Compute Canberra Dissimilarity from a from a Dense or Sparse Matrix.
Source:R/canberra.R
canberra.RdCalculates the Canberra dissimilarity of a Matrix pairwise for each column.
Arguments
- x
A matrix, sparseMatrix or Matrix.
- weighted
A boolean value, to use abundances (
weighted = TRUE) or absence/presence (weighted=FALSE) (default: TRUE).- threads
A wholenumber, the number of threads to use in setThreadOptions (default: 1).
Value
A column x column dist object.
Details
The Canberra dissimilarity between two samples \(A\) and \(B\), each of length \(n\), is defined as:
\(d(A,B) = \frac{1 / NZ} \sum_{i}^n \frac{|A_i - B_i|}{|A_i| + |B_i|}\)

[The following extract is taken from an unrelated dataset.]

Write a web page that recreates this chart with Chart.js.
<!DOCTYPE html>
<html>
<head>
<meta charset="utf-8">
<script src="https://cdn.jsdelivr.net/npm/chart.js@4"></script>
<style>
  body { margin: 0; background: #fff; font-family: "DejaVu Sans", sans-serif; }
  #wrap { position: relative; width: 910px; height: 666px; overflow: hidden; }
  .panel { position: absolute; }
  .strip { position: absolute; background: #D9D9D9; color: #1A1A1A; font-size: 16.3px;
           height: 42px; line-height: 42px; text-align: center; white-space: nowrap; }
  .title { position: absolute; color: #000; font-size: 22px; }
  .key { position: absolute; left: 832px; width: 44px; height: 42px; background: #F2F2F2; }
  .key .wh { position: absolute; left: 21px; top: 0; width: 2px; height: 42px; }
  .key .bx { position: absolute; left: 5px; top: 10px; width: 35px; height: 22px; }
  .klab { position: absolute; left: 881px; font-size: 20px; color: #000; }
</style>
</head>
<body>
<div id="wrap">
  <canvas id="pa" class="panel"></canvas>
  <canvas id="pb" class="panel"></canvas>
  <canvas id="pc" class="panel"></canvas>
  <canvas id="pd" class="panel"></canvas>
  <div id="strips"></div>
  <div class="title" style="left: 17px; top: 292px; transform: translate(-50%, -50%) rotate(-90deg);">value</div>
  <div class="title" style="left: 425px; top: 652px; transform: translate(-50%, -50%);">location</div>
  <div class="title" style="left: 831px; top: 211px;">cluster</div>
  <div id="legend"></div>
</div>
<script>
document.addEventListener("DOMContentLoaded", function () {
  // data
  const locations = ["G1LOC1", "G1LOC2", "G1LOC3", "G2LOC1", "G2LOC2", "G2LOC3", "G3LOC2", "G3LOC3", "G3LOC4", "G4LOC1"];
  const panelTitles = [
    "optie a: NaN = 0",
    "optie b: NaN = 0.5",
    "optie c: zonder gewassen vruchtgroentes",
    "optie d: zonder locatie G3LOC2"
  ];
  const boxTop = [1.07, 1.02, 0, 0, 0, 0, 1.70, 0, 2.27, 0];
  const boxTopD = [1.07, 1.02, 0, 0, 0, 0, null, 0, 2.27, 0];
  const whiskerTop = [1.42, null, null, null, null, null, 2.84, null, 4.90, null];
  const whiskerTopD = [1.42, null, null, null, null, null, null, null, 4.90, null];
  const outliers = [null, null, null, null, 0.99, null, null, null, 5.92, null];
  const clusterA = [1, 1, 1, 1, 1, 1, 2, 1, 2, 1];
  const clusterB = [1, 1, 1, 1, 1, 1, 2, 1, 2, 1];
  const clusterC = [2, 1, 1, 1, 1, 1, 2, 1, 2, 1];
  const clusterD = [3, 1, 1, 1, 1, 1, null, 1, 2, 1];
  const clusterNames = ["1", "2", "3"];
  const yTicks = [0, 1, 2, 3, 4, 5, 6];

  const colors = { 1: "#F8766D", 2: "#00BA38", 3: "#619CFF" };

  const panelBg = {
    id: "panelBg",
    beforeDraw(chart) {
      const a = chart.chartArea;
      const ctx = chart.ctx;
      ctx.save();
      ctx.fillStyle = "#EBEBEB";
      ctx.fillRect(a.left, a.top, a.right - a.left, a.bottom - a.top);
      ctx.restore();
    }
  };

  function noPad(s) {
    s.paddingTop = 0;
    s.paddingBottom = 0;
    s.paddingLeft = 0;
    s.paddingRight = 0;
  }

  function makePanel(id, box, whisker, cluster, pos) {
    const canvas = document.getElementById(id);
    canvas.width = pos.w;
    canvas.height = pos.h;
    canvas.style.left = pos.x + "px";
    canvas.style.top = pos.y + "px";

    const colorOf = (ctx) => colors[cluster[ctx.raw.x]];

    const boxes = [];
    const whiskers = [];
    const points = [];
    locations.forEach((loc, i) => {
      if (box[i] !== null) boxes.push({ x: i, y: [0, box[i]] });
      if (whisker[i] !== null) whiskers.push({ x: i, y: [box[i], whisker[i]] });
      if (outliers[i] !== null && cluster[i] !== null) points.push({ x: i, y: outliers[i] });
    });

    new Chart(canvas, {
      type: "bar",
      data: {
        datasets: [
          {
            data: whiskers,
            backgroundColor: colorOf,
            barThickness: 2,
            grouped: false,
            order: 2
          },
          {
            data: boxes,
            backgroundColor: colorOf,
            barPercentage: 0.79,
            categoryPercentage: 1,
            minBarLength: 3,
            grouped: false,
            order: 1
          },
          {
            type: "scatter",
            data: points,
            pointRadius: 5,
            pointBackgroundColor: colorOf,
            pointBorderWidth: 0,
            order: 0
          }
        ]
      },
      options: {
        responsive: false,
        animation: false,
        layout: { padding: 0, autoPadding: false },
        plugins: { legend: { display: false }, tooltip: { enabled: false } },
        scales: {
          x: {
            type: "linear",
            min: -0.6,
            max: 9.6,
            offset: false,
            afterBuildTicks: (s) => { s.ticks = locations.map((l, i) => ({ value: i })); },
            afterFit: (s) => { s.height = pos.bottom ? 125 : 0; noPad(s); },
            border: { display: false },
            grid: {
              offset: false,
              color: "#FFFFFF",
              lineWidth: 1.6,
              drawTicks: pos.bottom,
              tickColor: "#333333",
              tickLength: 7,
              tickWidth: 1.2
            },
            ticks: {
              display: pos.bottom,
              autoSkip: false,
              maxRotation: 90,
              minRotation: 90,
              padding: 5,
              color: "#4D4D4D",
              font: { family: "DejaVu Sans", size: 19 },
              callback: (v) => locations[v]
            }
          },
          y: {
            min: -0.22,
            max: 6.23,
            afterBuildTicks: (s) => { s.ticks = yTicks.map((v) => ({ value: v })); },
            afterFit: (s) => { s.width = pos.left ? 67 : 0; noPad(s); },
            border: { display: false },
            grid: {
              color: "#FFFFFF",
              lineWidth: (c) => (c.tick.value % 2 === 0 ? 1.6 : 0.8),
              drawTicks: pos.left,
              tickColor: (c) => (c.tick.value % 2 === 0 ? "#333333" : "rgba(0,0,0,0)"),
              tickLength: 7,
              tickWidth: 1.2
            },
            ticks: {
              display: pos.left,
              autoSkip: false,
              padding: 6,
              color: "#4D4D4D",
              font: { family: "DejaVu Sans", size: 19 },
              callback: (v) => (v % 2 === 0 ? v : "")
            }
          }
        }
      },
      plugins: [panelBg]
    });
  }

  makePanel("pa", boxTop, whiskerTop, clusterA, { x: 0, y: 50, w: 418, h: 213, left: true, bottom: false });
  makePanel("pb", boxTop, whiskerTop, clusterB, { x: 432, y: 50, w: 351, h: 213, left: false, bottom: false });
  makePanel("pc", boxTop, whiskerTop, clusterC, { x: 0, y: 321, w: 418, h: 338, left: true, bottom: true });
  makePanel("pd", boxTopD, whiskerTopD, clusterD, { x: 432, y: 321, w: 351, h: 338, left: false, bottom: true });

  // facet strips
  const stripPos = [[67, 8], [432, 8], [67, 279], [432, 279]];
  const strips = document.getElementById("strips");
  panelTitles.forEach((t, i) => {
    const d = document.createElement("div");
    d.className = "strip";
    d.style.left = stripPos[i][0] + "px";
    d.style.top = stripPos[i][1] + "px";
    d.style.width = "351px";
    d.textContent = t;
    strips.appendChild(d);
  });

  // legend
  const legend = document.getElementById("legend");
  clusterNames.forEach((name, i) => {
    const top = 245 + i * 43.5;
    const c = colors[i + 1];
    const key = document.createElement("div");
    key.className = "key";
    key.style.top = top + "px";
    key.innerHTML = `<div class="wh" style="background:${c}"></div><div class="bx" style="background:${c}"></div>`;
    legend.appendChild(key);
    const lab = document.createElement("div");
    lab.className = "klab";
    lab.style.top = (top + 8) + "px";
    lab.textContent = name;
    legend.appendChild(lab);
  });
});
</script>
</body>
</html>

where \(A_i\) and \(B_i\) are the abundances of the \(i\)-th feature in sample \(A\) and \(B\), respectively. NZ are the number of non-zero entries. When weighted is set to FALSE, counts are replaced by presence/absence data.
References
Lance, G.N. & Williams, W.T. (1967) Mixed-data classificatory programs. I. Agglomerative systems. Australian Computer Journal, 1(1), 15-20.
Examples
library("OmicFlow")
metadata_file <- system.file("extdata", "metadata.tsv", package = "OmicFlow")

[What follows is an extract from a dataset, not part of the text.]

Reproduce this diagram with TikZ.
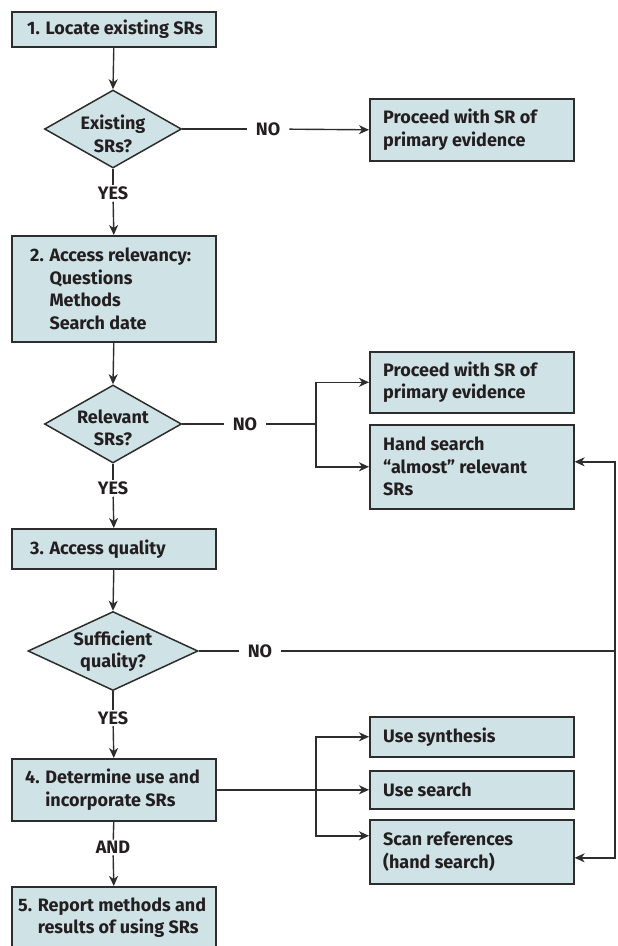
\documentclass[tikz,border=0pt]{standalone}
\usepackage{fontspec}
\setmainfont{Fira Sans}
\usetikzlibrary{shapes.geometric,arrows.meta}
\definecolor{boxfill}{RGB}{207,226,230}
\definecolor{linec}{RGB}{45,45,45}
\definecolor{txt}{RGB}{35,31,32}
\begin{document}
\begin{tikzpicture}[x=1pt,y=-1pt,
  font=\fontsize{18}{22.5}\selectfont\bfseries,
  text=txt,
  box/.style={draw=linec, fill=boxfill, line width=1.6pt, inner sep=0pt, anchor=north west, minimum width=204pt},
  dia/.style={draw=linec, fill=boxfill, line width=1.5pt, diamond, inner sep=0pt},
  txtl/.style={anchor=west, align=left, inner sep=0pt},
  txtc/.style={align=center, inner sep=0pt},
  lbl/.style={fill=white, inner xsep=9pt, inner ysep=1.5pt},
  ln/.style={draw=linec, line width=1.4pt},
  arr/.style={ln, -{Stealth[length=10pt,width=9pt,inset=3pt]}},
]
\useasboundingbox (0,0) rectangle (618,946);

% left column
\node[box, minimum height=35pt] (b1) at (11,11) {};
\node[txtl] (t1) at ([xshift=16pt]b1.west) {1. Locate existing SRs};

\node[dia, minimum width=137pt, minimum height=78pt] (d1) at (113,129) {};
\node[txtc, yshift=-5pt] (td1) at (d1) {Existing\\SRs?};

\node[box, minimum height=106pt] (b2) at (11,235) {};
\node[txtl] (t2) at ([xshift=19pt]b2.west) {2. Access relevancy:\\\hphantom{2. }Questions\\\hphantom{2. }Methods\\\hphantom{2. }Search date};

\node[dia, minimum width=137pt, minimum height=78pt] (d2) at (113,424) {};
\node[txtc, yshift=-4pt] (td2) at (d2) {Relevant\\SRs?};

\node[box, minimum height=40pt] (b3) at (11,528) {};
\node[txtl] (t3) at ([xshift=19pt]b3.west) {3. Access quality};

\node[dia, minimum width=170pt, minimum height=79pt] (d3) at (113,651) {};
\node[txtc] (td3) at (d3) {Sufficient\\quality?};

\node[box, minimum height=62pt] (b4) at (11,758) {};
\node[txtl] (t4) at ([xshift=14pt]b4.west) {4. Determine use and\\\hphantom{4. }incorporate SRs};

\node[box, minimum height=62pt] (b5) at (11,886) {};
\node[txtl] (t5) at ([xshift=7pt]b5.west) {5. Report methods and\\\hphantom{5. }results of using SRs};

% right column
\node[box, minimum height=62pt] (p1) at (369,98) {};
\node[txtl] (tp1) at ([xshift=14pt]p1.west) {Proceed with SR of\\primary evidence};

\node[box, minimum height=61pt] (p2) at (369,351) {};
\node[txtl] (tp2) at ([xshift=14pt]p2.west) {Proceed with SR of\\primary evidence};

\node[box, minimum height=84pt] (h) at (369,424) {};
\node[txtl] (th) at ([xshift=14pt]h.west) {Hand search\\“almost” relevant\\SRs};

\node[box, minimum height=40pt] (syn) at (369,716) {};
\node[txtl] (tsyn) at ([xshift=14pt]syn.west) {Use synthesis};

\node[box, minimum height=38pt] (srch) at (369,770) {};
\node[txtl] (tsrch) at ([xshift=14pt]srch.west) {Use search};

\node[box, minimum height=64pt] (scan) at (369,819) {};
\node[txtl] (tscan) at ([xshift=14pt]scan.west) {Scan references\\(hand search)};

% labels
\node[lbl] (no1) at (268,129) {NO};
\node[lbl] (no2) at (245,424) {NO};
\node[lbl] (no3) at (260,651) {NO};
\node[lbl, inner xsep=1pt] (yes1) at (113,193.5) {YES};
\node[lbl, inner xsep=1pt] (yes2) at (113,488.5) {YES};
\node[lbl, inner xsep=1pt] (yes3) at (113,718) {YES};
\node[lbl, inner xsep=1pt] (and) at (113,847.5) {AND};

\coordinate (j1) at (316,424);
\coordinate (j2) at (316,789);
\coordinate (r1) at (615,651);

% connectors
\draw[arr] (b1.south) -- (d1.north);
\draw[ln] (d1.east) -- (no1);
\draw[arr] (no1) -- (p1.west);
\draw[ln] (d1.south) -- (yes1);
\draw[arr] (yes1) -- (b2.north);
\draw[arr] (b2.south) -- (d2.north);
\draw[ln] (d2.east) -- (no2);
\draw[ln] (no2) -- (j1);
\draw[arr] (j1) |- (p2.west);
\draw[arr] (j1) |- (h.west);
\draw[ln] (d2.south) -- (yes2);
\draw[arr] (yes2) -- (b3.north);
\draw[arr] (b3.south) -- (d3.north);
\draw[ln] (d3.east) -- (no3);
\draw[ln] (no3) -- (r1);
\draw[arr] (r1) |- ([yshift=5pt]h.east);
\draw[arr] (r1) |- ([yshift=-6pt]scan.east);
\draw[ln] (d3.south) -- (yes3);
\draw[arr] (yes3) -- (b4.north);
\draw[arr] (b4.east) -- (srch.west);
\draw[arr] (j2) |- (syn.west);
\draw[arr] (j2) |- ([yshift=16pt]scan.west);
\draw[ln] (b4.south) -- (and);
\draw[arr] (and) -- (b5.north);
\end{tikzpicture}
\end{document}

counts_file <- system.file("extdata", "counts.tsv", package = "OmicFlow")
features_file <- system.file("extdata", "features.tsv", package = "OmicFlow")
tree_file <- system.file("extdata", "tree.newick", package = "OmicFlow")
taxa <- metagenomics$new(
metaData = metadata_file,
countData = counts_file,
featureData = features_file,
treeData = tree_file
)
#> ✔ metaData template passed the JSON validation.
#> ℹ Checking for duplicated identifiers ..
#> ✔ featureData is loaded.
#> ✔ countData is loaded.
#> ✔ treeData is loaded.
#> ℹ Final steps .. cleaning & creating back-up
#>
#> ── <metagenomics> object
#> metaData: 9 variables × 4 samples
#> countData: 4 samples × 242 features
#> featureData: 7 attributes × 242 features
#> treeData: 242 tips × 241 nodes
taxa$feature_subset(Kingdom == "Bacteria")
#>
#> ── <metagenomics> object
#> metaData: 9 variables × 4 samples
#> countData: 4 samples × 185 features
#> featureData: 7 attributes × 185 features
#> treeData: 185 tips × 184 nodes
taxa$scale(method = "tss")
canberra(taxa$countData)
#> S100 S103 S115
#> S103 1.0000000
#> S115 0.9714413 1.0000000
#> S120 1.0000000 0.9787256 1.0000000